Problem to work on
Retype only what runs from the first line of the listing to the line holding "2.44, 3.2, 3.34];", both included. Do not retype the pictures.

#####

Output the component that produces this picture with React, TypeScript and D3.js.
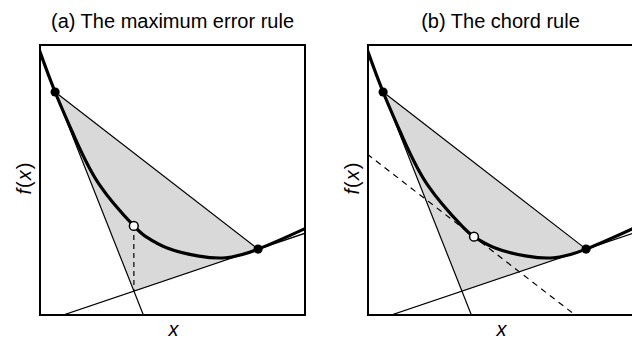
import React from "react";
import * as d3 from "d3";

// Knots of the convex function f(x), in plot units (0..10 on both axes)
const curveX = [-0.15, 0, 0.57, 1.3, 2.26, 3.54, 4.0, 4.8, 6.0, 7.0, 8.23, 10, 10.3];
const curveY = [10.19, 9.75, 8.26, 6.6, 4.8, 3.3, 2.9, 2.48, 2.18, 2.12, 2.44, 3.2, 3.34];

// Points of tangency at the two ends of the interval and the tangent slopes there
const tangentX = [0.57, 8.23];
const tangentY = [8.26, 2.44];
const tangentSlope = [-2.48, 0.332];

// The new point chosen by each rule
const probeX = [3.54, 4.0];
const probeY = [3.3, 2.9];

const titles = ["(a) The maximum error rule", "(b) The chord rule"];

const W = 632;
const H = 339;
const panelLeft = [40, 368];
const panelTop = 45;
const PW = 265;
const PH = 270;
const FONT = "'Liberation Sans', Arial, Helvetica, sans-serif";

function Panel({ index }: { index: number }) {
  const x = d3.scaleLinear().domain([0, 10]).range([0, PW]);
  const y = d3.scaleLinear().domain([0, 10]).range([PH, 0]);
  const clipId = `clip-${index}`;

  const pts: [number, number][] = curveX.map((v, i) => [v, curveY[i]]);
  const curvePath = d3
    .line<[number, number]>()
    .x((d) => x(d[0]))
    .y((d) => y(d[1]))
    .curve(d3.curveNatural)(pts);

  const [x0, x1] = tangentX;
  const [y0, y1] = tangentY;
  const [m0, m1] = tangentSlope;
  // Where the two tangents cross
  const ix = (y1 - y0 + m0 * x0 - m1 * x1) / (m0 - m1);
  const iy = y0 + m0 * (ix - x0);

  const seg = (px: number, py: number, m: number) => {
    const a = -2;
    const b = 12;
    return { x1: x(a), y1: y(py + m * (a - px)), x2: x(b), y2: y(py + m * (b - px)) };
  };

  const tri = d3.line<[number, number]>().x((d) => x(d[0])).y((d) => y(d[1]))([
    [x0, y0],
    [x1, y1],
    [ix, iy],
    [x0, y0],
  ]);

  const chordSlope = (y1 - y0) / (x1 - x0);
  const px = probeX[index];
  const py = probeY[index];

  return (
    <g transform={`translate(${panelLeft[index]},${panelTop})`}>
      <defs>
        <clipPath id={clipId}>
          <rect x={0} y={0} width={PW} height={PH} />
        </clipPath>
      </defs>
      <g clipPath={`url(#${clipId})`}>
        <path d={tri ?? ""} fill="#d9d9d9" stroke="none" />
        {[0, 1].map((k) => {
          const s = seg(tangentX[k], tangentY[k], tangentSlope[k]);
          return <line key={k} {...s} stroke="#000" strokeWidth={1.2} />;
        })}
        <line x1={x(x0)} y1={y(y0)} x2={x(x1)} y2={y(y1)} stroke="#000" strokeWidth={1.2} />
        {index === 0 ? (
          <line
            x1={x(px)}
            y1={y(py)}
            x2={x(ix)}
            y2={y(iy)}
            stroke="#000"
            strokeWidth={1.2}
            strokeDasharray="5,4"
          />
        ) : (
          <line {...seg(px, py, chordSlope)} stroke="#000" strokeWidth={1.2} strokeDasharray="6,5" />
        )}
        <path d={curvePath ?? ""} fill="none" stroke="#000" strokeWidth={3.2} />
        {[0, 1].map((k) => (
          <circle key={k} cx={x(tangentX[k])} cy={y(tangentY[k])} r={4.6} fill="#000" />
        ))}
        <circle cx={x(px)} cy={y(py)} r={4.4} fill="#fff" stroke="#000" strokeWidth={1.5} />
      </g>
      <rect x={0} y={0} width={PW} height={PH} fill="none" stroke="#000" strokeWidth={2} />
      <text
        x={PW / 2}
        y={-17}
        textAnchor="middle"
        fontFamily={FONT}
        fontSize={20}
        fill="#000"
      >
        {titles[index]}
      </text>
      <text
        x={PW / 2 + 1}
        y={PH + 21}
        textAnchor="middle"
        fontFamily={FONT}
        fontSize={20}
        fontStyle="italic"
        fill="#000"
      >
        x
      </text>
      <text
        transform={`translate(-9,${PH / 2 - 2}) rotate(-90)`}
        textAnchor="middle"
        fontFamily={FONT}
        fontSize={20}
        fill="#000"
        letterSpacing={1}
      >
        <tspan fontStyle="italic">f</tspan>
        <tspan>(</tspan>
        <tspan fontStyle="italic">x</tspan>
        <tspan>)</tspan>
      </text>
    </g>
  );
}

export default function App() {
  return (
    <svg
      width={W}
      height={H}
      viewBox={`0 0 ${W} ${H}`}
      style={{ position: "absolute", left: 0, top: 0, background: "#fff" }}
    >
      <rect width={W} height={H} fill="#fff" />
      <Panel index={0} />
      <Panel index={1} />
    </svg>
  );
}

#####

Correct output
Output the component that produces this picture with React, TypeScript and D3.js.
import React from "react";
import * as d3 from "d3";

// Knots of the convex function f(x), in plot units (0..10 on both axes)
const curveX = [-0.15, 0, 0.57, 1.3, 2.26, 3.54, 4.0, 4.8, 6.0, 7.0, 8.23, 10, 10.3];
const curveY = [10.19, 9.75, 8.26, 6.6, 4.8, 3.3, 2.9, 2.48, 2.18, 2.12, 2.44, 3.2, 3.34];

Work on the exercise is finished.